Port Manatee Official Encouraged by Panama Canal Expansion’s Potential for Port

A study projects cargo volume through Port Manatee will more than double over the next 10 years.

Port Manatee Chief Commercial Officer Matty Appice snapped this image of the COSCO Shipping Panama becoming the first container ship to pass through expanded Panama Canal locks on June 26.
Port Manatee Chief Commercial Officer Matty Appice snapped this image of the COSCO Shipping Panama becoming the first container ship to pass through expanded Panama Canal locks on June 26.

The top trade executive of Port Manatee—the closest U.S. deepwater seaport to the expanded Panama Canal—returned from ceremonies celebrating the expansion with optimism that the historic development will reap big benefits for the port of southwestern Florida.

“Port Manatee is perfectly positioned to gain increased cargo volumes as a result of the Panama Canal expansion,” Matty Appice, Port Manatee’s chief commercial officer, said, following his return from Panama. “In particular, we anticipate benefiting from calls of feeder vessels that bring containers from Asia via transshipment hubs on the Atlantic/Gulf side of the expanded canal.
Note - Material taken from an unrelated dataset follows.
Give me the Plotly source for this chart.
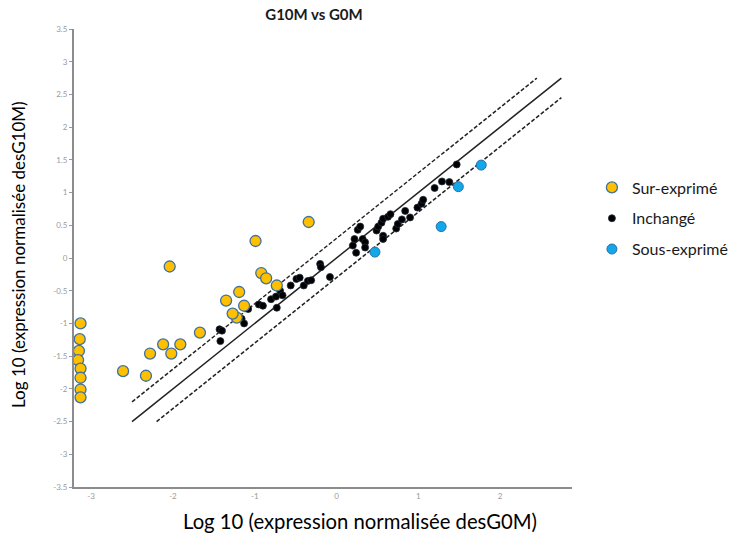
import plotly.graph_objects as go

# ---- Data ----
sur_x = [-3.13, -3.14, -3.15, -3.16, -3.13, -3.13, -3.13, -3.13,
         -2.61, -2.33, -2.28, -2.12, -2.02, -1.91, -2.04, -1.67,
         -1.35, -1.22, -1.27, -1.19, -1.13, -0.99, -0.92, -0.86, -0.73, -0.34]
sur_y = [-1.00, -1.24, -1.42, -1.56, -1.69, -1.83, -2.01, -2.13,
         -1.73, -1.80, -1.46, -1.32, -1.46, -1.32, -0.13, -1.14,
         -0.65, -0.91, -0.85, -0.52, -0.73, 0.26, -0.23, -0.31, -0.42, 0.55]

inch_x = [-1.43, -1.40, -1.42, -1.16, -1.13, -1.08, -0.95, -0.90, -0.80, -0.74,
          -0.73, -0.69, -0.66, -0.56, -0.49, -0.45, -0.40, -0.35, -0.31, -0.20,
          -0.19, -0.08,
          0.20, 0.22, 0.24, 0.26, 0.29, 0.32, 0.35, 0.35, 0.49, 0.51, 0.55, 0.57,
          0.57, 0.57, 0.63, 0.66, 0.73, 0.75, 0.80, 0.84, 0.90, 0.99, 1.04, 1.06,
          1.20, 1.29, 1.38, 1.47]
inch_y = [-1.09, -1.11, -1.27, -0.93, -1.00, -0.78, -0.71, -0.73, -0.63, -0.59,
          -0.76, -0.50, -0.57, -0.42, -0.32, -0.30, -0.42, -0.35, -0.34, -0.09,
          -0.14, -0.29,
          0.19, 0.29, 0.08, 0.43, 0.48, 0.29, 0.24, 0.16, 0.42, 0.48, 0.54, 0.60,
          0.34, 0.29, 0.63, 0.67, 0.45, 0.52, 0.59, 0.72, 0.62, 0.77, 0.83, 0.89,
          1.07, 1.17, 1.16, 1.43]

sous_x = [0.47, 1.28, 1.49, 1.77]
sous_y = [0.09, 0.48, 1.09, 1.42]

# reference lines (y = x, y = x + 0.3, y = x - 0.3)
diag_x = [-2.5, 2.75]
diag_y = [-2.5, 2.75]
upper_x = [-2.5, 2.45]
upper_y = [-2.2, 2.75]
lower_x = [-2.2, 2.75]
lower_y = [-2.5, 2.45]

x_ticks = [-3, -2, -1, 0, 1, 2]
y_ticks = [-3.5, -3, -2.5, -2, -1.5, -1, -0.5, 0, 0.5, 1, 1.5, 2, 2.5, 3, 3.5]

FONT = "Lato, 'Open Sans', sans-serif"

fig = go.Figure()

for lx, ly, dash in [(diag_x, diag_y, "solid"), (upper_x, upper_y, "4px,2px"), (lower_x, lower_y, "4px,2px")]:
    fig.add_trace(go.Scatter(x=lx, y=ly, mode="lines", showlegend=False, hoverinfo="skip",
                             line=dict(color="#222222", width=1.5, dash=dash)))

fig.add_trace(go.Scatter(x=inch_x, y=inch_y, mode="markers", name="Inchangé",
                         legendrank=2, legendgroup="b",
                         marker=dict(color="#000000", size=7, line=dict(color="#1f2a3a", width=0.8))))
fig.add_trace(go.Scatter(x=sous_x, y=sous_y, mode="markers", name="Sous-exprimé",
                         legendrank=3, legendgroup="c",
                         marker=dict(color="#12A7E8", size=10, line=dict(color="#2E6FA8", width=1))))
fig.add_trace(go.Scatter(x=sur_x, y=sur_y, mode="markers", name="Sur-exprimé",
                         legendrank=1, legendgroup="a",
                         marker=dict(color="#FFC000", size=11, line=dict(color="#41719C", width=1.3))))

axis_common = dict(showgrid=False, zeroline=False, showline=True, linecolor="#8c8c8c", linewidth=2,
                   tickfont=dict(family=FONT, size=8, color="#9a9a9a"))

fig.update_layout(
    width=742, height=535,
    margin=dict(l=74, r=170, t=29, b=48, autoexpand=False),
    paper_bgcolor="white", plot_bgcolor="white",
    font=dict(family=FONT, color="#000000"),
    title=dict(text="<b>G10M vs G0M</b>", x=(314 - 74) / 498, xref="paper", xanchor="center",
               y=1 - 15 / 535, yref="container", yanchor="middle",
               font=dict(family=FONT, size=15, color="#1a1a1a")),
    xaxis=dict(range=[-3.21, 2.88], tickmode="array", tickvals=x_ticks,
               ticktext=[str(v) for v in x_ticks], ticks="", **axis_common),
    yaxis=dict(range=[-3.5, 3.5], tickmode="array", tickvals=y_ticks,
               ticktext=[("%g" % v) for v in y_ticks], ticks="outside", ticklen=3,
               tickcolor="#9a9a9a", **axis_common),
    legend=dict(x=1.04, xanchor="left", y=0.691, yanchor="top",
                font=dict(family=FONT, size=16, color="#1a1a1a"),
                tracegroupgap=7, bgcolor="rgba(0,0,0,0)"),
    annotations=[
        dict(text="Log 10 (expression normalisée desG10M)", xref="paper", yref="paper",
             x=(18 - 74) / 498, y=(487 - 255) / 458, xanchor="center", yanchor="middle",
             textangle=-90, showarrow=False, font=dict(family=FONT, size=17, color="#000000")),
        dict(text="Log 10 (expression normalisée desG0M)", xref="paper", yref="paper",
             x=(360 - 74) / 498, y=(487 - 521) / 458, xanchor="center", yanchor="middle",
             showarrow=False, font=dict(family=FONT, size=20.3, color="#000000")),
    ],
)

fig.write_html("out.html", config={"displayModeBar": False},
               post_script="document.body.style.margin='0';document.body.style.padding='0';")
This should translate to additional jobs and other economic benefits for Manatee County and beyond.”

Appice was among dignitaries from throughout the world who took part in June 25 and 26 events commemorating completion of the $5.25 billion endeavor to bring larger locks to the Panama Canal, doubling its cargo throughput capacity.
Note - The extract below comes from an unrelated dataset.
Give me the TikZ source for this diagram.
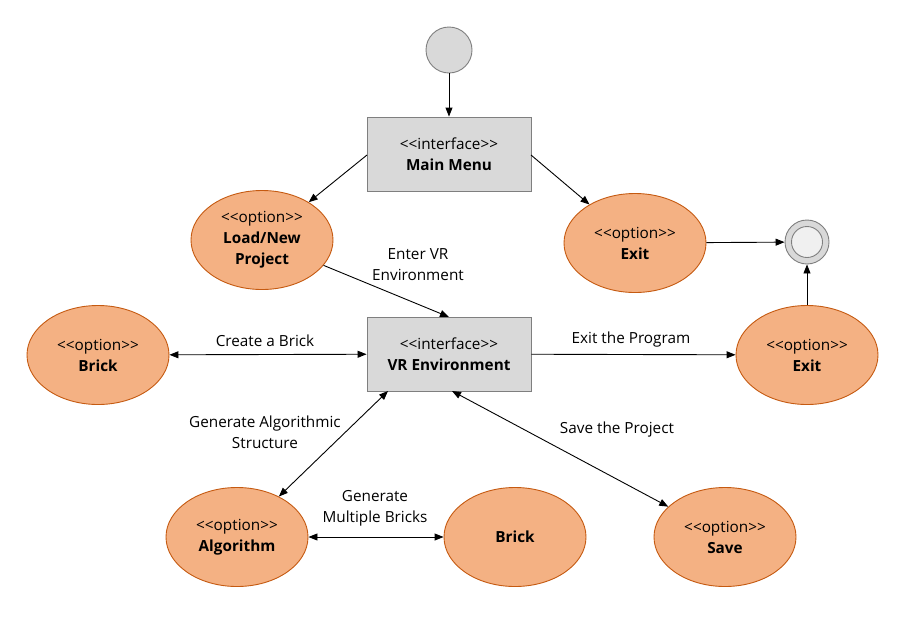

While in Panama, Appice met with numerous industry leaders, including executives of global ocean carriers, feeder service operators and shipping agencies.

“These senior officials shared in enthusiasm for tremendous positive impacts this momentous expansion will have, including for significantly increased transshipped container volumes through ports such as Port Manatee,” said Appice, who noted that Port Manatee signed multiple memorandums of understanding with the Panama Canal Authority.

Prospects for burgeoning commerce generated by the Panama Canal expansion, as well as potential for ferry service with a post-embargo Cuba, are among developments cited in a comprehensive master plan update accepted June 16 by the Manatee County Port Authority. The study report projects cargo volume through Port Manatee will more than double over the next 10 years.

Located Where Tampa Bay Meets the Gulf of Mexico, Port Manatee offers ten 40-foot-draft berths serving container, bulk, breakbulk, heavylift, project and general cargo customers. The port already generates more than $2.3 billion in annual economic impact for the local community, while supporting more than 24,000 jobs, without levying ad-valorem taxes.